Just a few weeks ago, tragedy struck that resonated from her family, through the University of Iowa community and across the country — Mollie Tibbetts was found dead. Within hours, there were articles flooding the internet about her story, her killer and using her name in pushing political agendas about the state of immigration in the United States today. Mollie’s father publicly stated a plea to stop using her death in the immigration debate. Instead, let’s consider making a point for change to help prevent more stories like this from happening.

To date, there are 39 people that have gone missing in Iowa alone since July 18 when Mollie was last seen alive. My first thought when I heard a fellow Hawkeye had gone missing in a town not far off I-80, was that she was the next victim of the human trafficking that runs through the state. Human trafficking has not been very well studied domestically — many resources and agencies focus heavily on international trafficking. It is very much still a threat at home, and not many people realize how serious a risk it is. I distinctly remember a conversation in high school about a front that targeted the graduating seniors with a too-good-to-be-true job offer, but none of my friends had the thought to be scared. Many parents called into the school to warn them and try to figure out how they had gotten the contact information for a class of over 500. It was later addressed at school that they would not be doing anything, the police had been informed of the problem and it was now in their hands. We were not told more than that, though.
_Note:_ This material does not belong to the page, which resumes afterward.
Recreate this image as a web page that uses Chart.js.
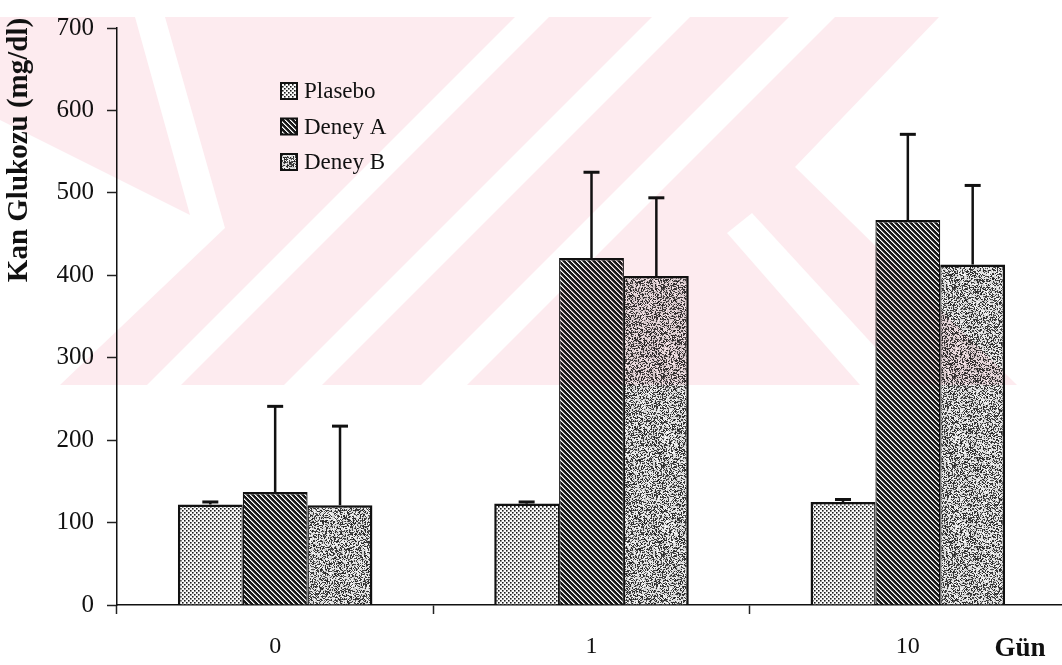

If Mollie Tibbetts is going to be a dinner-table name and referenced in political debates, make it be in the argument for a higher standard of education. Argue that we need to educate children and young adults about how to be safe, whether it is what to do if you get lost in the grocery store or how to be safe when alone at night. Support higher education standards everywhere, to help prevent countless issues from little problems to death. Get our representatives to support legislation like the Reach Act to help educate millions and stop thousands more preventable deaths.

If you are going to be one to use a tragedy to push for change — use it to help make measurable change and prevent more of these tragic stories from happening.